In fact, the 5s10s spread actually uninverted last week...
As Gundlach previously noted:
"In all the past recessions going back for decades, the yield curve starts de-inverting a few months before the recession," adding that,
"I think it's within four months at the most. Almost every indicator is flipped into high probability. The only one that hasn't is the unemployment rate."
And with reference to that, Gundlach previously pointed out that at 3.6%, the unemployment rate just crossed back above its 12-month moving average...
Which, historically has been "a reliable indicator you're on the doorstep" of recession.
Gundlach is far from alone as even Goldman Sachs' Jan Hatzius increased his forecast of recession odds within the next year to 35% (still well below the consensus 60% odds of recession)...
The Doubleline Capital founder also said he believes The Fed will "capitulate" and will cut interest rates “a couple of times” this year.
More directly, he warned that if the Fed raises rates again in May, the difference “between what you can get on T-bills and what you can get in the banking system will grow.”

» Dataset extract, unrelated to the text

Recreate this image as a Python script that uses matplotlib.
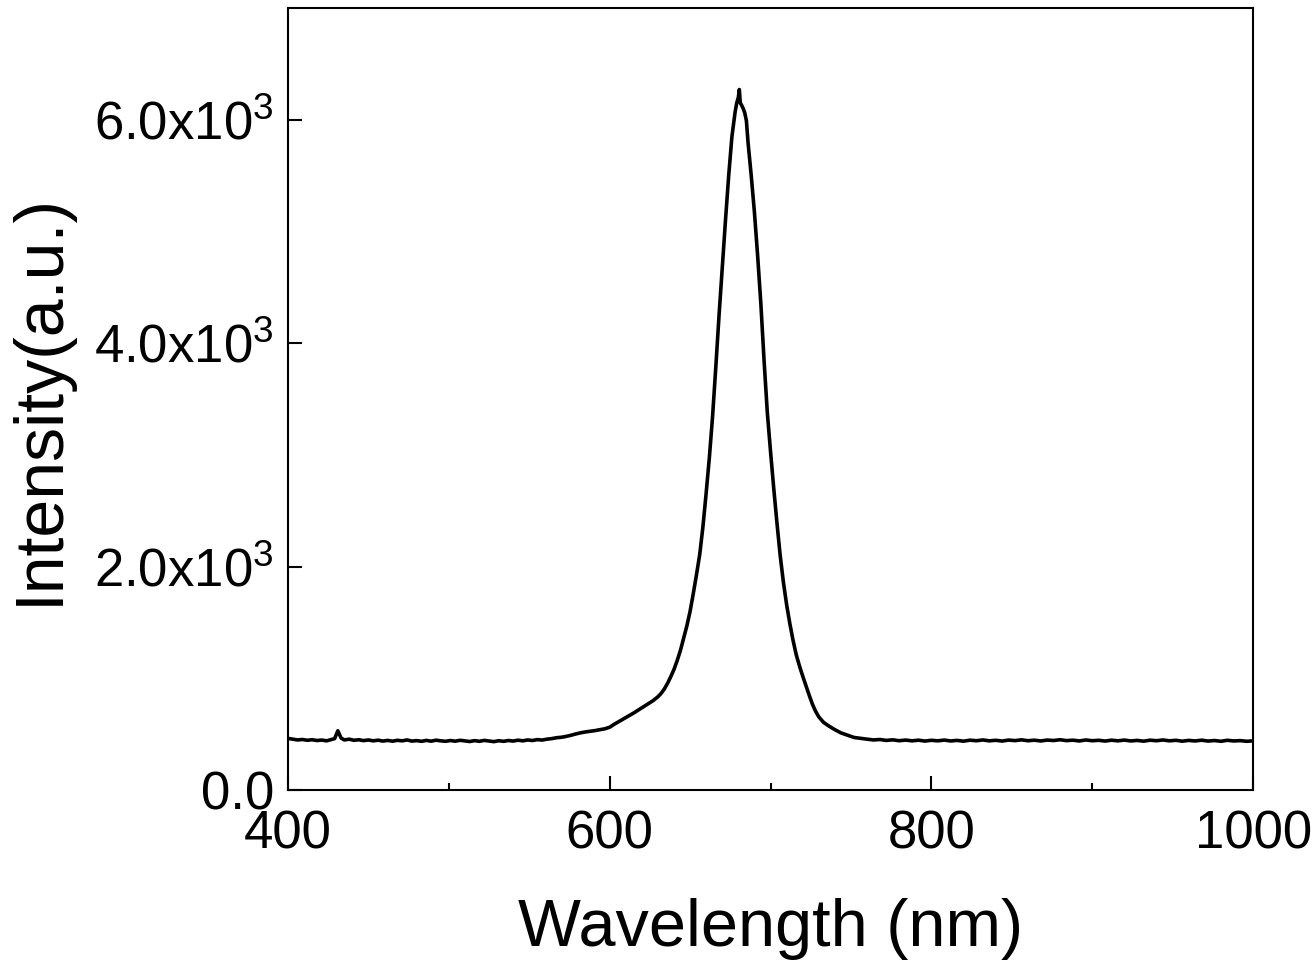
import matplotlib
matplotlib.use("Agg")
import matplotlib.pyplot as plt
from matplotlib.ticker import FuncFormatter, MultipleLocator

plt.rcParams['font.family'] = ['Liberation Sans', 'DejaVu Sans']
plt.rcParams['mathtext.default'] = 'regular'

# wavelength (nm) and intensity (a.u.)
wavelength = [400, 403, 406, 409, 412, 415, 418, 421, 424, 427, 429, 431, 433, 435, 438,
              441, 444, 447, 450, 453, 456, 459, 462, 465, 468, 471, 474, 477, 480, 483,
              486, 489, 492, 495, 498, 501, 504, 507, 510, 513, 516, 519, 522, 525, 528,
              531, 534, 537, 540, 543, 546, 549, 552, 555, 558, 561, 564, 567, 570, 573,
              576, 579, 582, 585, 588, 591, 594, 597, 600, 603, 606, 609, 612, 615, 618,
              621, 624, 627, 630, 632, 634, 636, 638, 640, 642, 644, 646, 648, 650, 652,
              654, 656, 658, 660, 662, 664, 666, 668, 670, 672, 674, 676, 678, 679, 680,
              680.6, 681.2, 682, 683, 684, 685, 686, 688, 690, 692, 694, 696, 698, 700,
              702, 704, 706, 708, 710, 712, 714, 716, 718, 720, 722, 724, 726, 728, 730,
              733, 736, 740, 744, 748, 752, 756, 760, 764, 768, 772, 776, 780, 784, 788,
              792, 796, 800, 804, 808, 812, 816, 820, 824, 828, 832, 836, 840, 844, 848,
              852, 856, 860, 864, 868, 872, 876, 880, 884, 888, 892, 896, 900, 904, 908,
              912, 916, 920, 924, 928, 932, 936, 940, 944, 948, 952, 956, 960, 964, 968,
              972, 976, 980, 984, 988, 992, 996, 1000]
intensity = [462, 455, 448, 452, 445, 450, 443, 447, 440, 452, 460, 530, 465, 448, 455,
             445, 450, 442, 448, 440, 446, 438, 444, 437, 445, 440, 448, 438, 442, 436,
             444, 437, 446, 440, 436, 443, 437, 445, 439, 434, 442, 436, 444, 438, 433,
             441, 436, 443, 438, 446, 440, 448, 443, 451, 447, 455, 460, 468, 472, 480,
             490, 502, 512, 520, 526, 532, 540, 548, 562, 590, 615, 640, 665, 690, 718,
             745, 772, 800, 835, 865, 905, 955, 1015, 1080, 1160, 1250, 1360, 1470, 1600, 1760,
             1930, 2110, 2360, 2660, 2980, 3350, 3790, 4250, 4680, 5100, 5500, 5850, 6070, 6150, 6200,
             6270, 6150, 6130, 6100, 6060, 5990, 5800, 5500, 5170, 4780, 4350, 3840, 3380, 3030,
             2700, 2390, 2100, 1860, 1660, 1490, 1340, 1210, 1110, 1020, 935, 850, 770, 705, 655,
             605, 575, 540, 510, 490, 470, 462, 455, 448, 452, 444, 449, 441, 447, 440,
             446, 438, 445, 440, 447, 439, 444, 437, 446, 441, 448, 440, 445, 438, 447,
             442, 449, 441, 446, 439, 447, 443, 450, 442, 446, 439, 448, 441, 445, 438,
             446, 440, 447, 439, 444, 437, 446, 441, 448, 440, 445, 437, 444, 439, 446,
             438, 443, 436, 445, 439, 442, 436, 440]

fig = plt.figure(figsize=(13.15, 9.71), dpi=100)
ax = fig.add_axes([0.219, 0.1864, 0.7339, 0.8054])

ax.plot(wavelength, intensity, color='black', lw=2.6)

ax.set_xlim(400, 1000)
ax.set_ylim(0, 7000)
ax.xaxis.set_major_locator(MultipleLocator(200))
ax.xaxis.set_minor_locator(MultipleLocator(100))
ax.set_yticks([0, 2000, 4000, 6000])


def yfmt(v, pos):
    if v == 0:
        return '0.0'
    return '%.1fx10$^{3}$' % (v / 1000)


ax.yaxis.set_major_formatter(FuncFormatter(yfmt))

ax.tick_params(which='both', direction='in', width=1.5, labelsize=38)
ax.tick_params(which='major', length=10)
ax.tick_params(which='minor', length=5)
ax.tick_params(axis='x', pad=14)
ax.tick_params(axis='y', pad=10)

# 边框加粗
for spine in ax.spines.values():
    spine.set_linewidth(1.5)

ax.set_xlabel('Wavelength (nm)', fontsize=48, labelpad=28)
ax.set_ylabel('Intensity(a.u.)', fontsize=49, labelpad=16)

fig.savefig('out.png', dpi=100)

He warned that such a scenario would “counter-productively cause great shrinkage of liquidity in the banking system, maybe some more problems with unrealized losses,” he said.
As Goldman notes, further monetary policy tightening combined with the contraction of the credit impulse from banks themselves will have a more serious drag on real GDP growth...
The new 'bond king' also opined on the insane volatility that markets (especially bond markets) have been experiencing recently:
"The markets are so volatile, so much movement that it's almost impossible to sell on weakness. The markets just go from a mineshaft type of decline and that's true in the credit markets and I think it's true in other risk assets as well," Gundlach said.
The overall state of the economy is “clearly weak,” Gundlach concluded.